→ **What this task involves**
Copy out the data below as written; omit any images.

→ **Records for processing**
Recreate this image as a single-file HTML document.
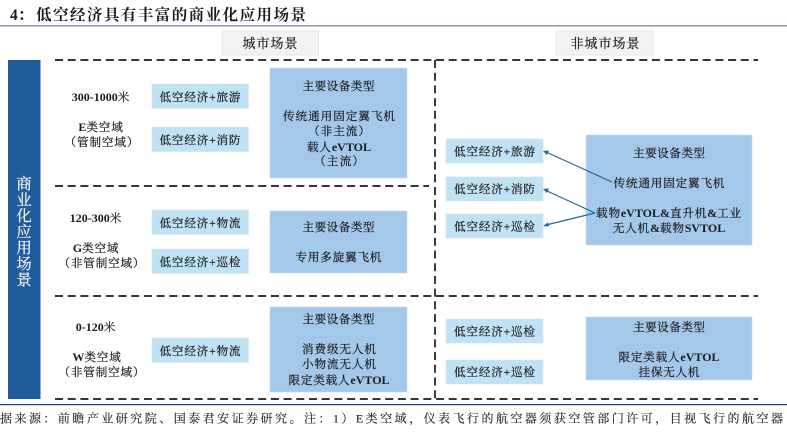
<!DOCTYPE html>
<html><head><meta charset="utf-8">
<style>
html,body{margin:0;padding:0;background:#fff;width:787px;height:436px;overflow:hidden}
svg{display:block;filter:blur(.3px)}
text{font-family:"Liberation Serif","Noto Serif CJK SC",serif;fill:#1c1c1c;font-size:11.600px;text-anchor:middle;stroke:#1c1c1c;stroke-width:.22px}
.b{font-weight:bold;stroke:none;font-size:12px}
.c{letter-spacing:.8px}
.v{font-size:15.500px;fill:#fff;stroke:#fff;stroke-width:.15px}
.h{font-size:13px}
.t{font-size:15.500px;font-weight:bold;text-anchor:start;stroke:none}
.f{font-size:12px;text-anchor:start;stroke-width:.12px}
</style></head><body>
<svg width="787" height="436" viewBox="0 0 787 436" xmlns="http://www.w3.org/2000/svg">
<text x="10" y="20" class="t">4&#xFF1A;</text>
<text x="36" y="20" class="t" textLength="270" lengthAdjust="spacing">低空经济具有丰富的商业化应用场景</text>
<rect x="0" y="25" width="787" height="1.5" fill="#8a9ab8"/>
<rect x="0" y="404" width="787" height="1.2" fill="#1f3f7a"/>

<rect x="222" y="31" width="96.500" height="24" fill="#f2f2f2" stroke="#e2e2e2" stroke-width="0.7"/>
<text x="270" y="48" class="h" textLength="55" lengthAdjust="spacing">城市场景</text>
<rect x="556" y="31" width="97" height="24" fill="#f2f2f2" stroke="#e2e2e2" stroke-width="0.7"/>
<text x="605" y="48" class="h" textLength="69" lengthAdjust="spacing">非城市场景</text>

<rect x="8" y="60" width="32.500" height="339" fill="#1f5c99"/>
<text x="24" y="189" class="v">商</text>
<text x="24" y="205" class="v">业</text>
<text x="24" y="221" class="v">化</text>
<text x="24" y="237" class="v">应</text>
<text x="24" y="253" class="v">用</text>
<text x="24" y="269" class="v">场</text>
<text x="24" y="285" class="v">景</text>

<g stroke="#1a1a1a" stroke-width="1.700" stroke-dasharray="8 4.700" fill="none">
<path d="M55 60H758"/>
<path d="M55 186H429"/>
<path d="M55 296H758"/>
<path d="M55 399H758"/>
<path d="M435 60V399"/>
</g>

<g fill="#bfe2f4" stroke="#d8e4ea" stroke-width="0.600">
<rect x="152" y="84" width="96.500" height="24.500"/>
<rect x="152" y="127" width="96.500" height="24.500"/>
<rect x="152" y="210" width="96.500" height="24.500"/>
<rect x="152" y="249" width="96.500" height="24.500"/>
<rect x="152" y="338" width="96.500" height="24.500"/>
<rect x="446" y="139" width="97" height="24"/>
<rect x="446" y="177" width="97" height="24"/>
<rect x="446" y="214" width="97" height="24"/>
<rect x="446" y="319" width="97" height="24"/>
<rect x="446" y="360" width="97" height="24"/>
</g>
<g fill="#a4c8ea" stroke="#c9dcee" stroke-width="0.600">
<rect x="270" y="68" width="137" height="110"/>
<rect x="270" y="211" width="137" height="62"/>
<rect x="270" y="307" width="137" height="85"/>
<rect x="586" y="135" width="166" height="110"/>
<rect x="586" y="317" width="166" height="63"/>
</g>

<g>
<text x="200" y="101" textLength="81" lengthAdjust="spacing">低空经济+旅游</text>
<text x="200" y="144" textLength="81" lengthAdjust="spacing">低空经济+消防</text>
<text x="200" y="227" textLength="81" lengthAdjust="spacing">低空经济+物流</text>
<text x="200" y="266" textLength="81" lengthAdjust="spacing">低空经济+巡检</text>
<text x="200" y="355" textLength="81" lengthAdjust="spacing">低空经济+物流</text>
<text x="494.500" y="155.500" textLength="81" lengthAdjust="spacing">低空经济+旅游</text>
<text x="494.500" y="193" textLength="81" lengthAdjust="spacing">低空经济+消防</text>
<text x="494.500" y="230.500" textLength="81" lengthAdjust="spacing">低空经济+巡检</text>
<text x="494.500" y="335.500" textLength="81" lengthAdjust="spacing">低空经济+巡检</text>
<text x="494.500" y="376" textLength="81" lengthAdjust="spacing">低空经济+巡检</text>
</g>

<g>
<text x="101" y="101"><tspan class="b">300-1000</tspan><tspan class="c">米</tspan></text>
<text x="101" y="131"><tspan class="b">E</tspan><tspan class="c">类空域</tspan></text>
<text x="101.500" y="146" textLength="74" lengthAdjust="spacing">&#xFF08;管制空域&#xFF09;</text>
<text x="96" y="222"><tspan class="b">120-300</tspan><tspan class="c">米</tspan></text>
<text x="96" y="252"><tspan class="b">G</tspan><tspan class="c">类空域</tspan></text>
<text x="101.500" y="267" textLength="86" lengthAdjust="spacing">&#xFF08;非管制空域&#xFF09;</text>
<text x="96" y="331"><tspan class="b">0-120</tspan><tspan class="c">米</tspan></text>
<text x="97" y="361"><tspan class="b">W</tspan><tspan class="c">类空域</tspan></text>
<text x="101.500" y="376" textLength="86" lengthAdjust="spacing">&#xFF08;非管制空域&#xFF09;</text>
</g>

<g>
<text x="338.500" y="90" textLength="72" lengthAdjust="spacing">主要设备类型</text>
<text x="339" y="120" textLength="112" lengthAdjust="spacing">传统通用固定翼飞机</text>
<text x="339" y="135" textLength="62" lengthAdjust="spacing">&#xFF08;非主流&#xFF09;</text>
<text x="339" y="151"><tspan class="c">载人</tspan><tspan class="b">eVTOL</tspan></text>
<text x="339" y="165" textLength="50" lengthAdjust="spacing">&#xFF08;主流&#xFF09;</text>
<text x="338.500" y="231" textLength="72" lengthAdjust="spacing">主要设备类型</text>
<text x="338.500" y="261" textLength="86" lengthAdjust="spacing">专用多旋翼飞机</text>
<text x="338.500" y="323" textLength="72" lengthAdjust="spacing">主要设备类型</text>
<text x="339" y="353" textLength="74" lengthAdjust="spacing">消费级无人机</text>
<text x="339" y="368" textLength="74" lengthAdjust="spacing">小物流无人机</text>
<text x="339" y="384"><tspan class="c">限定类载人</tspan><tspan class="b">eVTOL</tspan></text>
<text x="669" y="157" textLength="72" lengthAdjust="spacing">主要设备类型</text>
<text x="669" y="187" textLength="111" lengthAdjust="spacing">传统通用固定翼飞机</text>
<text x="669" y="217"><tspan class="c">载物</tspan><tspan class="b">eVTOL&amp;</tspan><tspan class="c">直升机</tspan><tspan class="b">&amp;</tspan><tspan class="c">工业</tspan></text>
<text x="669" y="232"><tspan class="c">无人机</tspan><tspan class="b">&amp;</tspan><tspan class="c">载物</tspan><tspan class="b">SVTOL</tspan></text>
<text x="669" y="331" textLength="72" lengthAdjust="spacing">主要设备类型</text>
<text x="669" y="361"><tspan class="c">限定类载人</tspan><tspan class="b">eVTOL</tspan></text>
<text x="669" y="376" textLength="61" lengthAdjust="spacing">挂保无人机</text>
</g>

<g stroke="#1f6b8e" stroke-width="1.200" fill="none">
<path d="M612 182L546 152"/>
<path d="M595 213L546 190.500"/>
<path d="M595 213L546 225"/>
</g>
<g fill="#1f6b8e">
<path d="M543 151L549 150.500L547 155Z"/>
<path d="M543 189L549 188.500L547 193Z"/>
<path d="M543 226L548 222.500L549 226.500Z"/>
</g>

<text x="0" y="422.500" class="f" textLength="783" lengthAdjust="spacing">据来源&#xFF1A;前瞻产业研究院、国泰君安证券研究。注&#xFF1A;1&#xFF09;E类空域&#xFF0C;仪表飞行的航空器须获空管部门许可&#xFF0C;目视飞行的航空器</text>
</svg>
</body></html>
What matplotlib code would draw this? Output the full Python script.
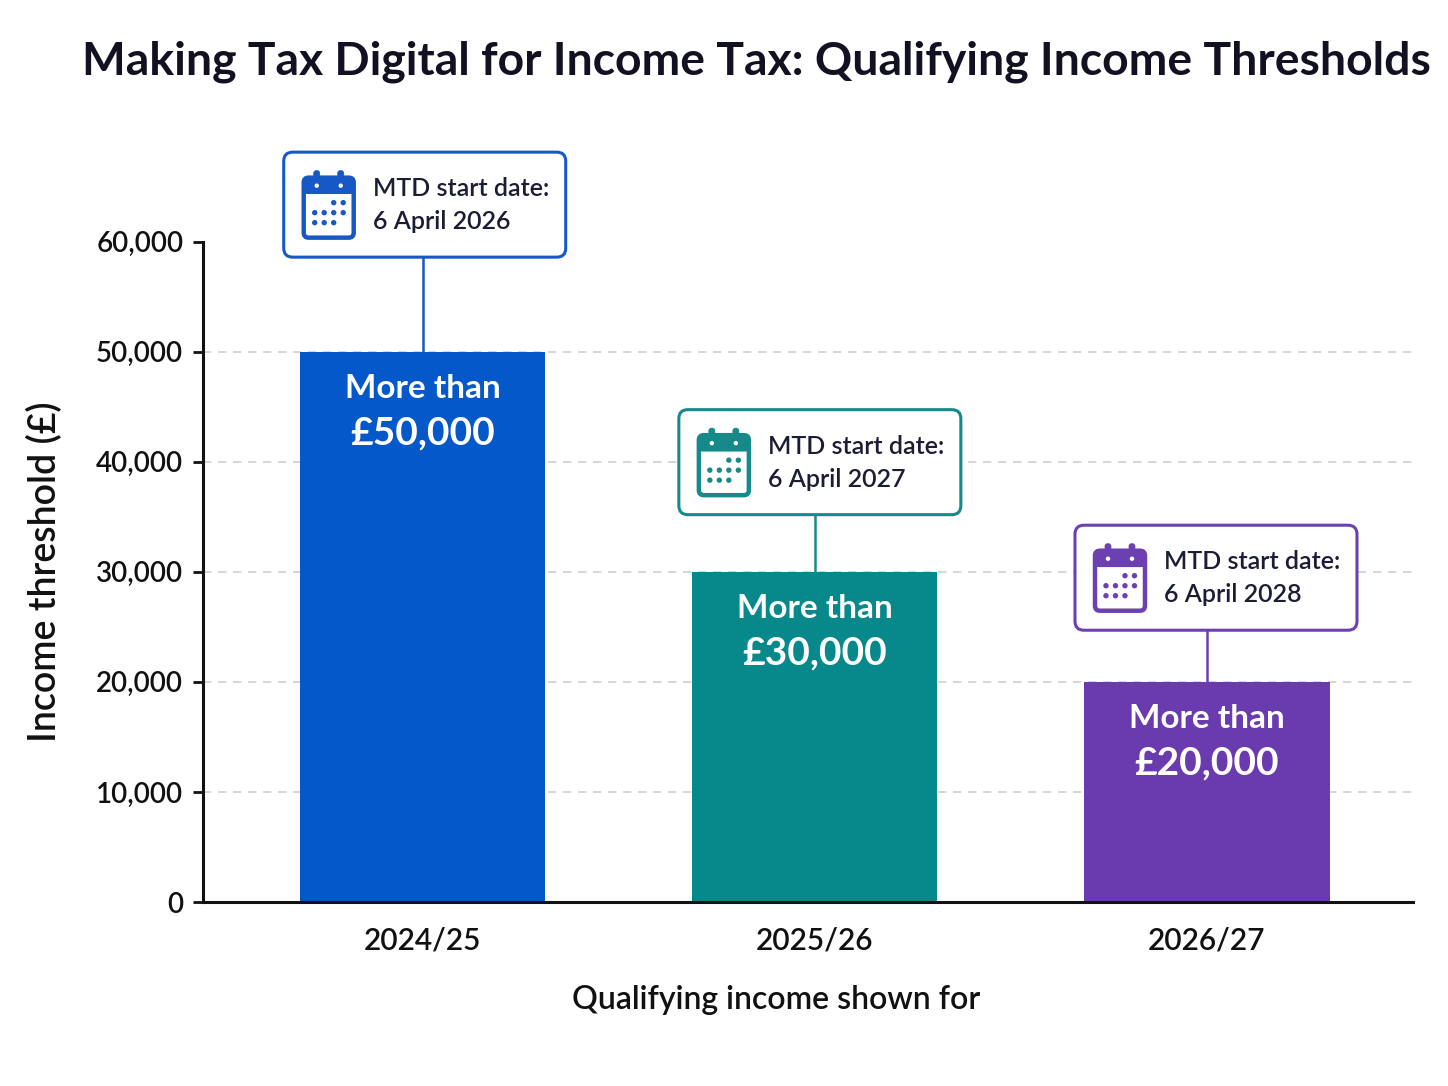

→ **Solution to this exercise**
Recreate this image as a single-file HTML document.
<!DOCTYPE html>
<html><head><meta charset="utf-8">
<style>
html,body{margin:0;padding:0;background:#fff;width:787px;height:436px;overflow:hidden}
svg{display:block;filter:blur(.3px)}
text{font-family:"Liberation Serif","Noto Serif CJK SC",serif;fill:#1c1c1c;font-size:11.600px;text-anchor:middle;stroke:#1c1c1c;stroke-width:.22px}
.b{font-weight:bold;stroke:none;font-size:12px}
.c{letter-spacing:.8px}
.v{font-size:15.500px;fill:#fff;stroke:#fff;stroke-width:.15px}
.h{font-size:13px}
.t{font-size:15.500px;font-weight:bold;text-anchor:start;stroke:none}
.f{font-size:12px;text-anchor:start;stroke-width:.12px}
</style></head><body>
<svg width="787" height="436" viewBox="0 0 787 436" xmlns="http://www.w3.org/2000/svg">
<text x="10" y="20" class="t">4&#xFF1A;</text>
<text x="36" y="20" class="t" textLength="270" lengthAdjust="spacing">低空经济具有丰富的商业化应用场景</text>
<rect x="0" y="25" width="787" height="1.5" fill="#8a9ab8"/>
<rect x="0" y="404" width="787" height="1.2" fill="#1f3f7a"/>

<rect x="222" y="31" width="96.500" height="24" fill="#f2f2f2" stroke="#e2e2e2" stroke-width="0.7"/>
<text x="270" y="48" class="h" textLength="55" lengthAdjust="spacing">城市场景</text>
<rect x="556" y="31" width="97" height="24" fill="#f2f2f2" stroke="#e2e2e2" stroke-width="0.7"/>
<text x="605" y="48" class="h" textLength="69" lengthAdjust="spacing">非城市场景</text>

<rect x="8" y="60" width="32.500" height="339" fill="#1f5c99"/>
<text x="24" y="189" class="v">商</text>
<text x="24" y="205" class="v">业</text>
<text x="24" y="221" class="v">化</text>
<text x="24" y="237" class="v">应</text>
<text x="24" y="253" class="v">用</text>
<text x="24" y="269" class="v">场</text>
<text x="24" y="285" class="v">景</text>

<g stroke="#1a1a1a" stroke-width="1.700" stroke-dasharray="8 4.700" fill="none">
<path d="M55 60H758"/>
<path d="M55 186H429"/>
<path d="M55 296H758"/>
<path d="M55 399H758"/>
<path d="M435 60V399"/>
</g>

<g fill="#bfe2f4" stroke="#d8e4ea" stroke-width="0.600">
<rect x="152" y="84" width="96.500" height="24.500"/>
<rect x="152" y="127" width="96.500" height="24.500"/>
<rect x="152" y="210" width="96.500" height="24.500"/>
<rect x="152" y="249" width="96.500" height="24.500"/>
<rect x="152" y="338" width="96.500" height="24.500"/>
<rect x="446" y="139" width="97" height="24"/>
<rect x="446" y="177" width="97" height="24"/>
<rect x="446" y="214" width="97" height="24"/>
<rect x="446" y="319" width="97" height="24"/>
<rect x="446" y="360" width="97" height="24"/>
</g>
<g fill="#a4c8ea" stroke="#c9dcee" stroke-width="0.600">
<rect x="270" y="68" width="137" height="110"/>
<rect x="270" y="211" width="137" height="62"/>
<rect x="270" y="307" width="137" height="85"/>
<rect x="586" y="135" width="166" height="110"/>
<rect x="586" y="317" width="166" height="63"/>
</g>

<g>
<text x="200" y="101" textLength="81" lengthAdjust="spacing">低空经济+旅游</text>
<text x="200" y="144" textLength="81" lengthAdjust="spacing">低空经济+消防</text>
<text x="200" y="227" textLength="81" lengthAdjust="spacing">低空经济+物流</text>
<text x="200" y="266" textLength="81" lengthAdjust="spacing">低空经济+巡检</text>
<text x="200" y="355" textLength="81" lengthAdjust="spacing">低空经济+物流</text>
<text x="494.500" y="155.500" textLength="81" lengthAdjust="spacing">低空经济+旅游</text>
<text x="494.500" y="193" textLength="81" lengthAdjust="spacing">低空经济+消防</text>
<text x="494.500" y="230.500" textLength="81" lengthAdjust="spacing">低空经济+巡检</text>
<text x="494.500" y="335.500" textLength="81" lengthAdjust="spacing">低空经济+巡检</text>
<text x="494.500" y="376" textLength="81" lengthAdjust="spacing">低空经济+巡检</text>
</g>

<g>
<text x="101" y="101"><tspan class="b">300-1000</tspan><tspan class="c">米</tspan></text>
<text x="101" y="131"><tspan class="b">E</tspan><tspan class="c">类空域</tspan></text>
<text x="101.500" y="146" textLength="74" lengthAdjust="spacing">&#xFF08;管制空域&#xFF09;</text>
<text x="96" y="222"><tspan class="b">120-300</tspan><tspan class="c">米</tspan></text>
<text x="96" y="252"><tspan class="b">G</tspan><tspan class="c">类空域</tspan></text>
<text x="101.500" y="267" textLength="86" lengthAdjust="spacing">&#xFF08;非管制空域&#xFF09;</text>
<text x="96" y="331"><tspan class="b">0-120</tspan><tspan class="c">米</tspan></text>
<text x="97" y="361"><tspan class="b">W</tspan><tspan class="c">类空域</tspan></text>
<text x="101.500" y="376" textLength="86" lengthAdjust="spacing">&#xFF08;非管制空域&#xFF09;</text>
</g>

<g>
<text x="338.500" y="90" textLength="72" lengthAdjust="spacing">主要设备类型</text>
<text x="339" y="120" textLength="112" lengthAdjust="spacing">传统通用固定翼飞机</text>
<text x="339" y="135" textLength="62" lengthAdjust="spacing">&#xFF08;非主流&#xFF09;</text>
<text x="339" y="151"><tspan class="c">载人</tspan><tspan class="b">eVTOL</tspan></text>
<text x="339" y="165" textLength="50" lengthAdjust="spacing">&#xFF08;主流&#xFF09;</text>
<text x="338.500" y="231" textLength="72" lengthAdjust="spacing">主要设备类型</text>
<text x="338.500" y="261" textLength="86" lengthAdjust="spacing">专用多旋翼飞机</text>
<text x="338.500" y="323" textLength="72" lengthAdjust="spacing">主要设备类型</text>
<text x="339" y="353" textLength="74" lengthAdjust="spacing">消费级无人机</text>
<text x="339" y="368" textLength="74" lengthAdjust="spacing">小物流无人机</text>
<text x="339" y="384"><tspan class="c">限定类载人</tspan><tspan class="b">eVTOL</tspan></text>
<text x="669" y="157" textLength="72" lengthAdjust="spacing">主要设备类型</text>
<text x="669" y="187" textLength="111" lengthAdjust="spacing">传统通用固定翼飞机</text>
<text x="669" y="217"><tspan class="c">载物</tspan><tspan class="b">eVTOL&amp;</tspan><tspan class="c">直升机</tspan><tspan class="b">&amp;</tspan><tspan class="c">工业</tspan></text>
<text x="669" y="232"><tspan class="c">无人机</tspan><tspan class="b">&amp;</tspan><tspan class="c">载物</tspan><tspan class="b">SVTOL</tspan></text>
<text x="669" y="331" textLength="72" lengthAdjust="spacing">主要设备类型</text>
<text x="669" y="361"><tspan class="c">限定类载人</tspan><tspan class="b">eVTOL</tspan></text>
<text x="669" y="376" textLength="61" lengthAdjust="spacing">挂保无人机</text>
</g>

<g stroke="#1f6b8e" stroke-width="1.200" fill="none">
<path d="M612 182L546 152"/>
<path d="M595 213L546 190.500"/>
<path d="M595 213L546 225"/>
</g>
<g fill="#1f6b8e">
<path d="M543 151L549 150.500L547 155Z"/>
<path d="M543 189L549 188.500L547 193Z"/>
<path d="M543 226L548 222.500L549 226.500Z"/>
</g>

<text x="0" y="422.500" class="f" textLength="783" lengthAdjust="spacing">据来源&#xFF1A;前瞻产业研究院、国泰君安证券研究。注&#xFF1A;1&#xFF09;E类空域&#xFF0C;仪表飞行的航空器须获空管部门许可&#xFF0C;目视飞行的航空器</text>
</svg>
</body></html>
What matplotlib code would draw this? Output the full Python script.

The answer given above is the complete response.